You can be a freelancer or have a limited company based in europe or usa. As far as I learnt many web designers live now around Hoi An and maybe some of them were the ones I saw jogging. They work from home and every business transaction, meeting etc are done online. At the same time there exist several platforms that offer you the opportunity to start. In e commerce is amazon, etsy and ebay. In freelancing is elance for example. In books is also amazon and scribd. Technology has reached a level where many traditional ways of doing business have given their place to others more efficient ones, why not flowing with that?
In the meantime you can also be making moves to make the system passive apart from location independent but that’s another great discussion that can’t be covered here and is not essential if you want to be an expatriate.

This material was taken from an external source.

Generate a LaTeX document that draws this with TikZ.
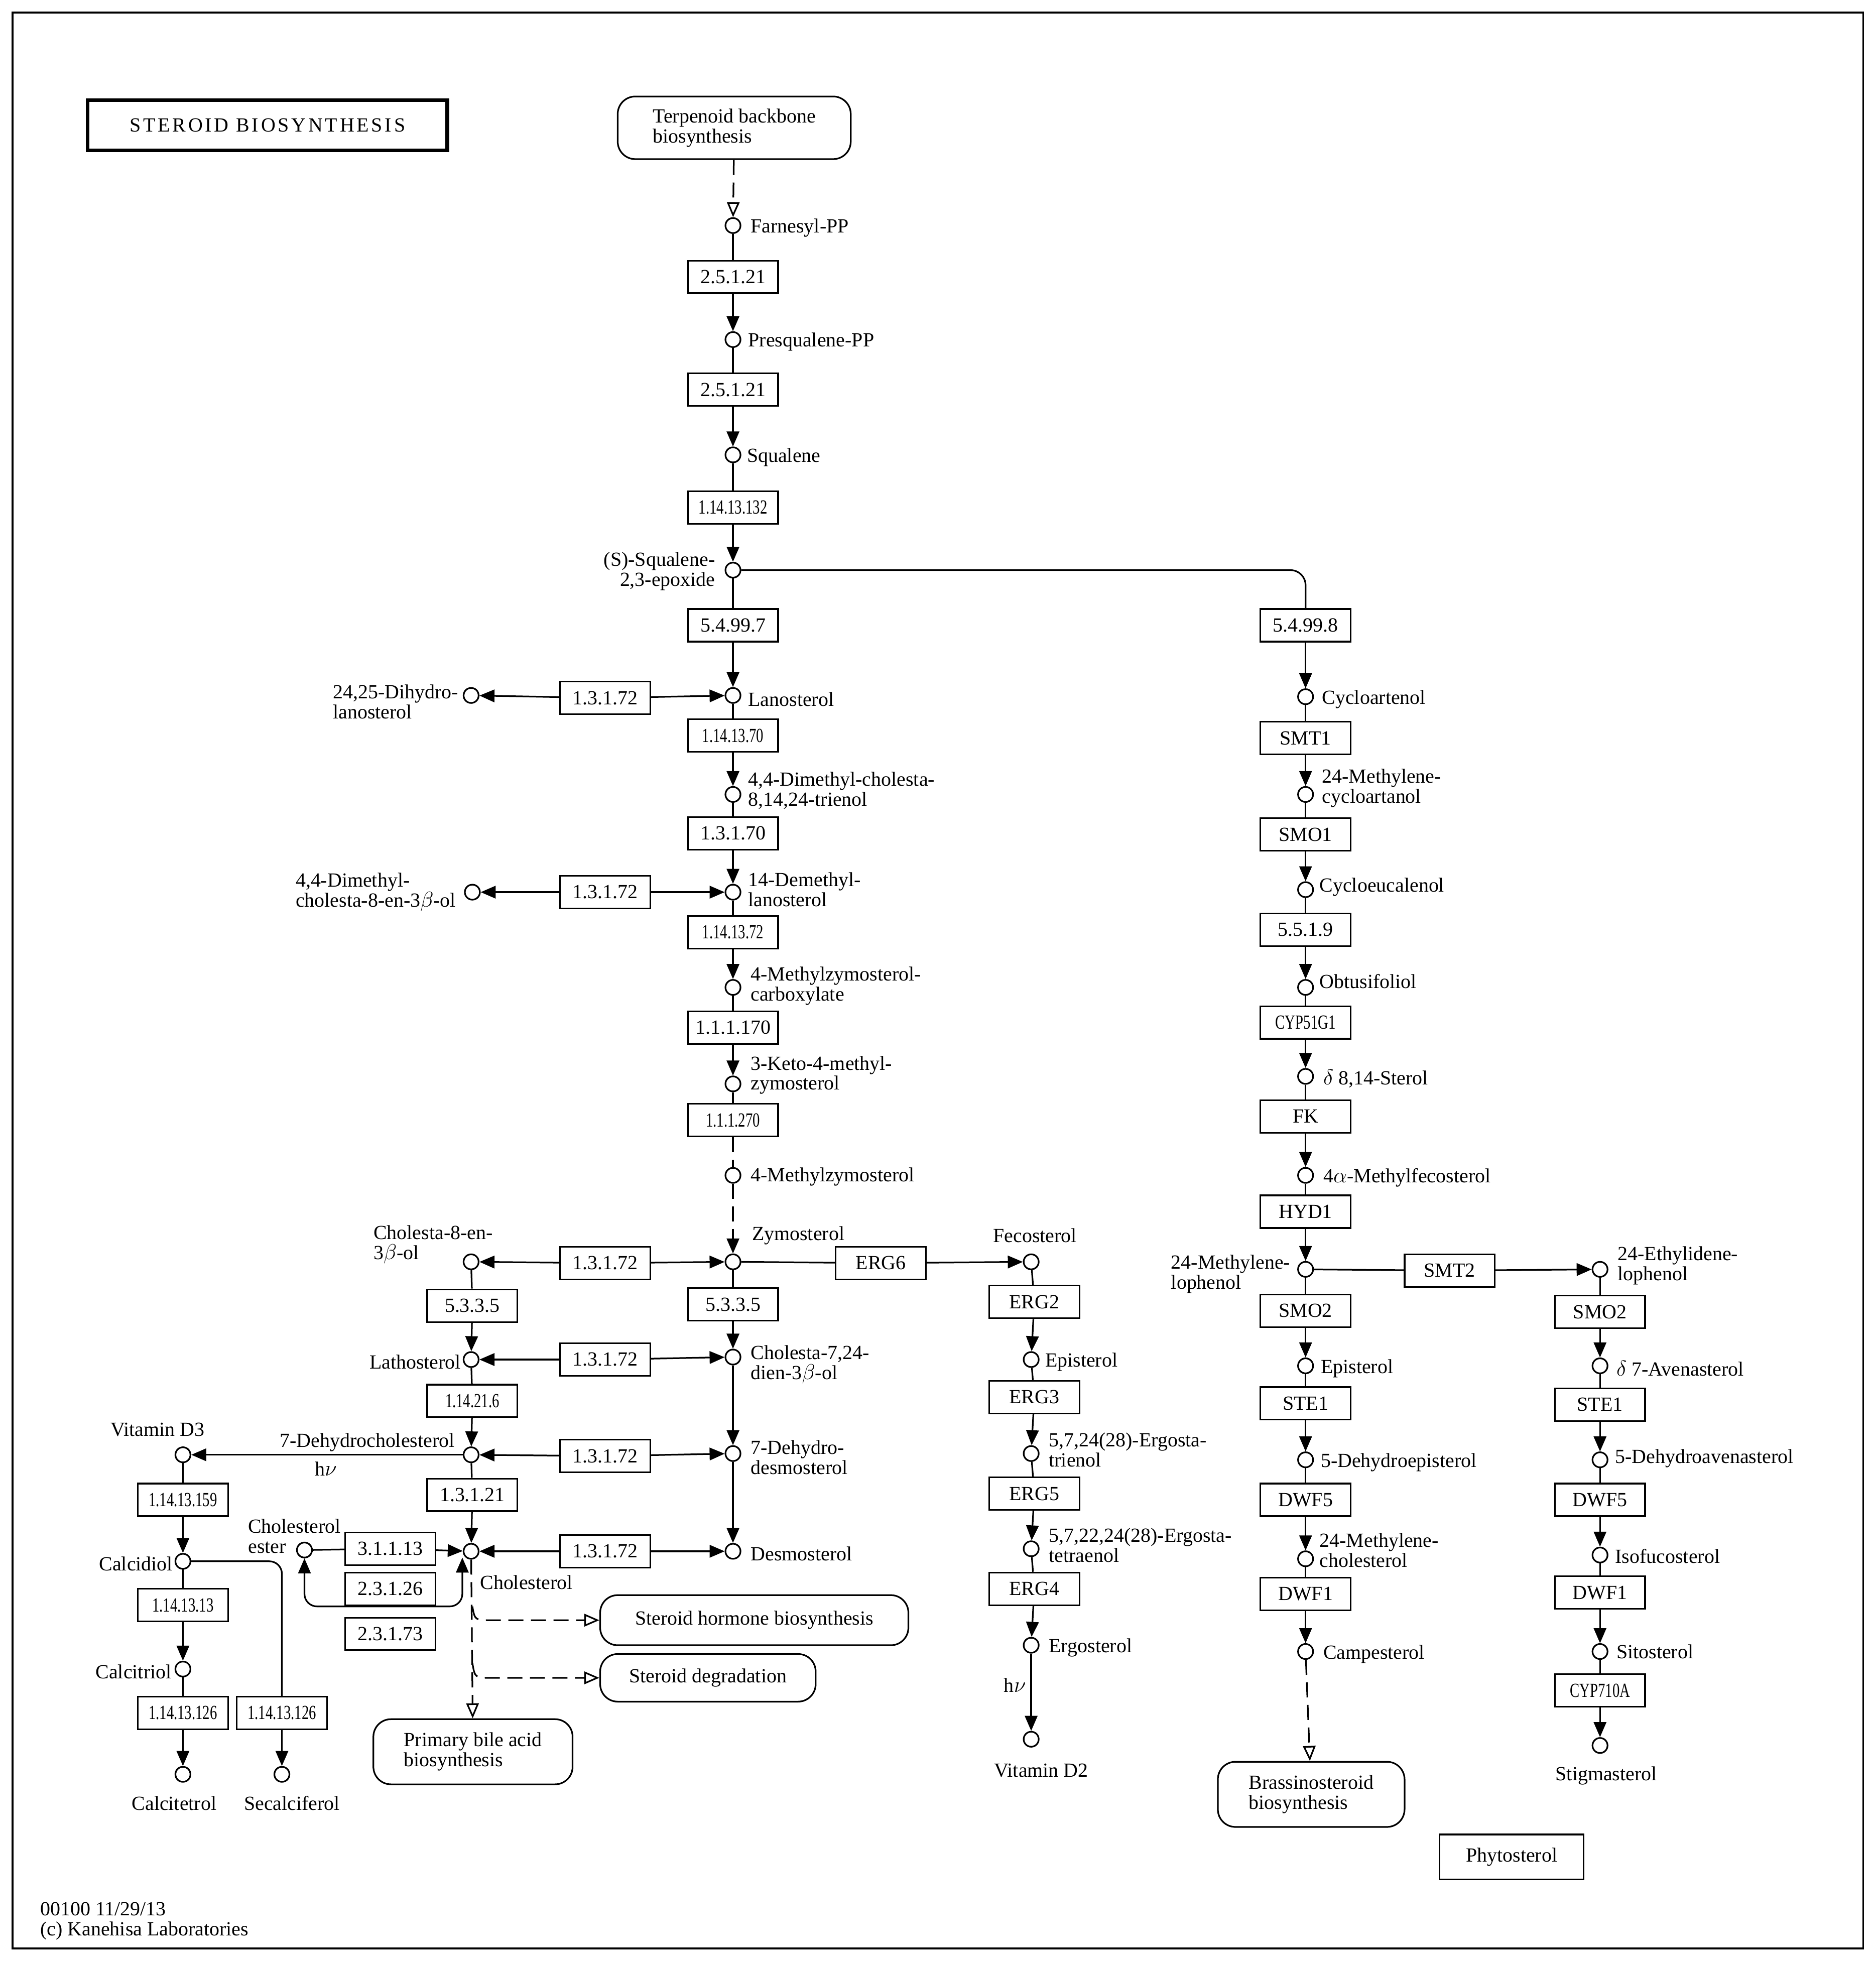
\documentclass[tikz,border=0pt]{standalone}
\usepackage{fontspec}
\setmainfont{Liberation Serif}
\usetikzlibrary{arrows.meta}
\tikzset{
 lw/.style={line width=1.3pt},
 cpd/.style={circle,draw,lw,minimum size=12pt,inner sep=0pt},
 enz/.style={rectangle,draw,lw,minimum width=72pt,minimum height=26pt,inner sep=1pt,font=\fontsize{16}{16}\selectfont},
 map/.style={rectangle,rounded corners=14pt,draw,lw,align=left,inner sep=0pt,font=\fontsize{16}{16}\selectfont},
 lab/.style={inner sep=0pt,align=left,font=\fontsize{16}{16}\selectfont},
 arr/.style={lw,-{Triangle[length=12pt,width=10pt]}},
 darr/.style={lw,{Triangle[length=12pt,width=10pt]}-{Triangle[length=12pt,width=10pt]}},
 dsh/.style={lw,dash pattern=on 12pt off 6pt},
 oarr/.style={dsh,-{Triangle[open,length=12pt,width=10pt]}},
 ln/.style={lw}
}
\newcommand\sq[1]{\scalebox{0.72}[1]{#1}}
\newcommand\cpd[3]{\node[cpd] (#1) at (#2,#3) {};}
\newcommand\enz[4]{\node[enz] (#1) at (#2,#3) {#4};}
\begin{document}
\begin{tikzpicture}[x=1pt,y=-1pt]
\useasboundingbox (0,0) rectangle (1497,1565);
\draw[lw] (10,10) rectangle (1487,1555);
% title
\node[draw,line width=3pt,minimum width=287pt,minimum height=40pt,font=\fontsize{16}{16}\selectfont\addfontfeature{LetterSpace=12}] (title) at (213.5,100) {STEROID BIOSYNTHESIS};
\node[lab,anchor=west] (foot) at (32,1533) {00100 11/29/13\\(c) Kanehisa Laboratories};
% maps
\node[map,minimum width=186pt,minimum height=50pt] (terp) at (586,102) {Terpenoid backbone\\biosynthesis};
\node[map,minimum width=159pt,minimum height=52pt] (bile) at (377.5,1398) {Primary bile acid\\biosynthesis};
\node[map,minimum width=246pt,minimum height=40pt] (shb) at (602,1293) {Steroid hormone biosynthesis};
\node[map,minimum width=172pt,minimum height=38pt] (sdeg) at (565,1339) {Steroid degradation};
\node[map,minimum width=149pt,minimum height=52pt] (brass) at (1046.5,1432) {Brassinosteroid\\biosynthesis};
\node[rectangle,draw,lw,minimum width=115pt,minimum height=36pt,font=\fontsize{16}{16}\selectfont] (phyto) at (1206.5,1482) {Phytosterol};
% main column
\cpd{farn}{585}{180}
\enz{e1}{585}{221}{2.5.1.21}
\cpd{presq}{585}{271}
\enz{e2}{585}{311}{2.5.1.21}
\cpd{squal}{585}{363}
\enz{e3}{585}{405}{\sq{1.14.13.132}}
\cpd{epox}{585}{455}
\enz{e4}{585}{499}{5.4.99.7}
\cpd{lano}{585}{555}
\enz{e5}{585}{587}{\sq{1.14.13.70}}
\cpd{dmc}{585}{634}
\enz{e6}{585}{665}{1.3.1.70}
\cpd{dml}{585}{712}
\enz{e7}{585}{744}{\sq{1.14.13.72}}
\cpd{mzc}{585}{788}
\enz{e8}{585}{820}{1.1.1.170}
\cpd{keto}{585}{865}
\enz{e9}{585}{894}{\sq{1.1.1.270}}
\cpd{mz}{585}{938}
\cpd{zymo}{585}{1007}
\enz{e10}{585}{1041}{5.3.3.5}
\cpd{cdien}{585}{1083}
\cpd{dhd}{585}{1160}
\cpd{desmo}{585}{1238}
\draw[oarr] (terp) -- (farn);
\draw[ln] (farn)--(e1); \draw[arr] (e1)--(presq);
\draw[ln] (presq)--(e2); \draw[arr] (e2)--(squal);
\draw[ln] (squal)--(e3); \draw[arr] (e3)--(epox);
\draw[ln] (epox)--(e4); \draw[arr] (e4)--(lano);
\draw[ln] (lano)--(e5); \draw[arr] (e5)--(dmc);
\draw[ln] (dmc)--(e6); \draw[arr] (e6)--(dml);
\draw[ln] (dml)--(e7); \draw[arr] (e7)--(mzc);
\draw[ln] (mzc)--(e8); \draw[arr] (e8)--(keto);
\draw[ln] (keto)--(e9); \draw[dsh] (e9)--(mz);
\draw[dsh,-{Triangle[length=12pt,width=10pt]}] (mz)--(zymo);
\draw[ln] (zymo)--(e10); \draw[arr] (e10)--(cdien);
\draw[arr] (cdien)--(dhd); \draw[arr] (dhd)--(desmo);
\node[lab,anchor=west] at (599,182) {Farnesyl-PP};
\node[lab,anchor=west] at (597,273) {Presqualene-PP};
\node[lab,anchor=west] at (596,365) {Squalene};
\node[lab,anchor=east,align=right] at (571,456) {(S)-Squalene-\\2,3-epoxide};
\node[lab,anchor=west] at (597,558) {Lanosterol};
\node[lab,anchor=west] at (597,631) {4,4-Dimethyl-cholesta-\\8,14,24-trienol};
\node[lab,anchor=west] at (597,710) {14-Demethyl-\\lanosterol};
\node[lab,anchor=west] at (599,787) {4-Methylzymosterol-\\carboxylate};
\node[lab,anchor=west] at (599,858) {3-Keto-4-methyl-\\zymosterol};
\node[lab,anchor=west] at (599,939) {4-Methylzymosterol};
\node[lab,anchor=west] at (600,986) {Zymosterol};
\node[lab,anchor=west] at (599,1089) {Cholesta-7,24-\\dien-3$\beta$-ol};
\node[lab,anchor=west] at (599,1163) {7-Dehydro-\\desmosterol};
\node[lab,anchor=west] at (599,1240) {Desmosterol};
% 1.3.1.72 side reactions
\cpd{dhl}{376}{555}
\enz{s1}{483}{557}{1.3.1.72}
\draw[arr] (s1)--(dhl); \draw[arr] (s1)--(lano);
\node[lab,anchor=east,align=left] at (366,560) {24,25-Dihydro-\\lanosterol};
\cpd{dmch}{377}{712}
\enz{s2}{483}{712}{1.3.1.72}
\draw[arr] (s2)--(dmch); \draw[arr] (s2)--(dml);
\node[lab,anchor=east,align=left] at (364,712) {4,4-Dimethyl-\\cholesta-8-en-3$\beta$-ol};
\cpd{c8}{376}{1007}
\enz{s3}{483}{1008}{1.3.1.72}
\draw[arr] (s3)--(c8); \draw[arr] (s3)--(zymo);
\node[lab,anchor=west] at (298,993) {Cholesta-8-en-\\3$\beta$-ol};
\enz{e11}{377}{1042}{5.3.3.5}
\cpd{latho}{376}{1085}
\draw[ln] (c8)--(e11); \draw[arr] (e11)--(latho);
\enz{s4}{483}{1085}{1.3.1.72}
\draw[arr] (s4)--(latho); \draw[arr] (s4)--(cdien);
\node[lab,anchor=east] at (368,1087) {Lathosterol};
\enz{e12}{377}{1118}{\sq{1.14.21.6}}
\cpd{dhc}{376}{1161}
\draw[ln] (latho)--(e12); \draw[arr] (e12)--(dhc);
\enz{s5}{483}{1162}{1.3.1.72}
\draw[arr] (s5)--(dhc); \draw[arr] (s5)--(dhd);
\node[lab,anchor=east] at (363,1151) {7-Dehydrocholesterol};
\enz{e13}{377}{1193}{1.3.1.21}
\cpd{chol}{376}{1238}
\draw[ln] (dhc)--(e13); \draw[arr] (e13)--(chol);
\enz{s6}{483}{1238}{1.3.1.72}
\draw[arr] (s6)--(chol); \draw[arr] (s6)--(desmo);
\node[lab,anchor=west] at (383,1263) {Cholesterol};
% cholesterol ester
\cpd{ester}{243}{1237}
\node[lab,anchor=east,align=left] at (272,1226) {Cholesterol\\ester};
\enz{e14}{311.5}{1236}{3.1.1.13}
\enz{e15}{311.5}{1268}{2.3.1.26}
\enz{e16}{311.5}{1304}{2.3.1.73}
\draw[ln] (ester)--(e14); \draw[arr] (e14)--(chol);
\coordinate (lpR) at (369,1243);
\draw[darr,rounded corners=10pt] (ester.south) -- (243,1282) -- (369,1282) -- (lpR);
% cholesterol outputs
\draw[oarr] (chol)--(bile);
\coordinate (br1) at (377,1282);
\coordinate (br2) at (377,1327);
\draw[oarr] (br1) .. controls (379,1293) .. (392,1293) -- (shb);
\draw[oarr] (br2) .. controls (379,1339) .. (392,1339) -- (sdeg);
% vitamin D3
\cpd{vd3}{146}{1161}
\draw[arr] (dhc)--(vd3);
\node[lab] at (260,1172) {h$\nu$};
\node[lab,anchor=west] at (88,1141) {Vitamin D3};
\enz{e17}{146}{1197}{\sq{1.14.13.159}}
\cpd{calcd}{146}{1246}
\draw[ln] (vd3)--(e17); \draw[arr] (e17)--(calcd);
\node[lab,anchor=east] at (138,1248) {Calcidiol};
\enz{e18}{146}{1281}{\sq{1.14.13.13}}
\cpd{calct}{146}{1332}
\draw[ln] (calcd)--(e18); \draw[arr] (e18)--(calct);
\node[lab,anchor=east] at (137,1334) {Calcitriol};
\enz{e19}{146}{1367}{\sq{1.14.13.126}}
\cpd{calctet}{146}{1416}
\draw[ln] (calct)--(e19); \draw[arr] (e19)--(calctet);
\node[lab] at (139,1439) {Calcitetrol};
\enz{e20}{225}{1367}{\sq{1.14.13.126}}
\cpd{secal}{225}{1416}
\draw[ln,rounded corners=10pt] (calcd) -- (225,1246) -- (e20);
\draw[arr] (e20)--(secal);
\node[lab] at (233,1439) {Secalciferol};
% ergosterol branch
\enz{erg6}{703}{1008}{ERG6}
\cpd{feco}{823}{1007}
\draw[ln] (zymo)--(erg6); \draw[arr] (erg6)--(feco);
\node[lab] at (826,986) {Fecosterol};
\enz{erg2}{825.5}{1039}{ERG2}
\cpd{epi}{823}{1085}
\draw[ln] (feco)--(erg2); \draw[arr] (erg2)--(epi);
\node[lab,anchor=west] at (834,1087) {Episterol};
\enz{erg3}{825.5}{1115}{ERG3}
\cpd{trien}{823}{1160}
\draw[ln] (epi)--(erg3); \draw[arr] (erg3)--(trien);
\node[lab,anchor=west] at (837,1157) {5,7,24(28)-Ergosta-\\trienol};
\enz{erg5}{825.5}{1192}{ERG5}
\cpd{tetra}{823}{1236}
\draw[ln] (trien)--(erg5); \draw[arr] (erg5)--(tetra);
\node[lab,anchor=west] at (837,1233) {5,7,22,24(28)-Ergosta-\\tetraenol};
\enz{erg4}{825.5}{1268}{ERG4}
\cpd{ergo}{823}{1313}
\draw[ln] (tetra)--(erg4); \draw[arr] (erg4)--(ergo);
\node[lab,anchor=west] at (837,1315) {Ergosterol};
\cpd{vd2}{823}{1388}
\draw[arr] (ergo)--(vd2);
\node[lab] at (810,1345) {h$\nu$};
\node[lab] at (831,1413) {Vitamin D2};
% plant branch
\enz{p1}{1042}{499}{5.4.99.8}
\draw[ln,rounded corners=12pt] (epox) -- (1042,455) -- (p1);
\cpd{cyclo}{1042}{556}
\draw[arr] (p1)--(cyclo);
\node[lab,anchor=west] at (1055,558) {Cycloartenol};
\enz{p2}{1042}{589}{SMT1}
\cpd{mca}{1042}{634}
\draw[ln] (cyclo)--(p2); \draw[arr] (p2)--(mca);
\node[lab,anchor=west] at (1055,629) {24-Methylene-\\cycloartanol};
\enz{p3}{1042}{666}{SMO1}
\cpd{ceu}{1042}{710}
\draw[ln] (mca)--(p3); \draw[arr] (p3)--(ceu);
\node[lab,anchor=west] at (1053,708) {Cycloeucalenol};
\enz{p4}{1042}{742}{5.5.1.9}
\cpd{obt}{1042}{788}
\draw[ln] (ceu)--(p4); \draw[arr] (p4)--(obt);
\node[lab,anchor=west] at (1053,783) {Obtusifoliol};
\enz{p5}{1042}{816}{\sq{CYP51G1}}
\cpd{d814}{1042}{859}
\draw[ln] (obt)--(p5); \draw[arr] (p5)--(d814);
\node[lab,anchor=west] at (1056,861) {$\delta$ 8,14-Sterol};
\enz{p6}{1042}{891}{FK}
\cpd{amf}{1042}{938}
\draw[ln] (d814)--(p6); \draw[arr] (p6)--(amf);
\node[lab,anchor=west] at (1056,940) {4$\alpha$-Methylfecosterol};
\enz{p7}{1042}{967}{HYD1}
\cpd{mlo}{1042}{1013}
\draw[ln] (amf)--(p7); \draw[arr] (p7)--(mlo);
\node[lab,anchor=east,align=left] at (1030,1017) {24-Methylene-\\lophenol};
\enz{p8}{1157}{1014}{SMT2}
\cpd{elo}{1277}{1013}
\draw[ln] (mlo)--(p8); \draw[arr] (p8)--(elo);
\node[lab,anchor=west] at (1291,1010) {24-Ethylidene-\\lophenol};
\enz{p9}{1042}{1046}{SMO2}
\cpd{epi2}{1042}{1090}
\draw[ln] (mlo)--(p9); \draw[arr] (p9)--(epi2);
\node[lab,anchor=west] at (1054,1092) {Episterol};
\enz{p10}{1042}{1120}{STE1}
\cpd{dhe}{1042}{1165}
\draw[ln] (epi2)--(p10); \draw[arr] (p10)--(dhe);
\node[lab,anchor=west] at (1054,1167) {5-Dehydroepisterol};
\enz{p11}{1042}{1197}{DWF5}
\cpd{mch}{1042}{1244}
\draw[ln] (dhe)--(p11); \draw[arr] (p11)--(mch);
\node[lab,anchor=west] at (1053,1237) {24-Methylene-\\cholesterol};
\enz{p12}{1042}{1272}{DWF1}
\cpd{camp}{1042}{1318}
\draw[ln] (mch)--(p12); \draw[arr] (p12)--(camp);
\node[lab,anchor=west] at (1056,1320) {Campesterol};
\draw[oarr] (camp)--(brass);
\enz{q1}{1277}{1047}{SMO2}
\cpd{ave}{1277}{1090}
\draw[ln] (elo)--(q1); \draw[arr] (q1)--(ave);
\node[lab,anchor=west] at (1290,1092) {$\delta$ 7-Avenasterol};
\enz{q2}{1277}{1121}{STE1}
\cpd{dha}{1277}{1165}
\draw[ln] (ave)--(q2); \draw[arr] (q2)--(dha);
\node[lab,anchor=west] at (1289,1164) {5-Dehydroavenasterol};
\enz{q3}{1277}{1197}{DWF5}
\cpd{iso}{1277}{1241}
\draw[ln] (dha)--(q3); \draw[arr] (q3)--(iso);
\node[lab,anchor=west] at (1289,1242) {Isofucosterol};
\enz{q4}{1277}{1271}{DWF1}
\cpd{sito}{1277}{1318}
\draw[ln] (iso)--(q4); \draw[arr] (q4)--(sito);
\node[lab,anchor=west] at (1290,1318) {Sitosterol};
\enz{q5}{1277}{1349}{\sq{CYP710A}}
\cpd{stig}{1277}{1393}
\draw[ln] (sito)--(q5); \draw[arr] (q5)--(stig);
\node[lab] at (1282,1417) {Stigmasterol};
\end{tikzpicture}
\end{document}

In terms of Visa requirements in order to remain in the country (in case you haven’t established a Vietnam Business or don’t have a sponsor employer) what most people do is that they keep renewing 3 month visas by visiting for a few days or only a few hours Cambodia or Laos which are only a few hours away. In Cambodia you don’t need visa so you just enter, after you have booked online and instantly a new 3 month visa for Vietnam. So you just reenter. This costs about 50 USD. As far as I know there also exist 5 year multiple entry visas but I haven’t checked thoroughly the exact requirements yet. What I know is that Vietnam has become a very open country compared to previous decades and apart from a place for expatriates is also becoming one of the best destinations for retirement in asia.
Of course all the above are just an idea and even if it makes sense to someone doesn’t mean that it applies to everyone. No One can know what everybody likes but what is important for me is to have our eyes open to both what our individual needs are and which circumstances seem most appropriate to satisfy those. This is how we are becoming creators of a life that I think wasn’t meant to be lived otherwise.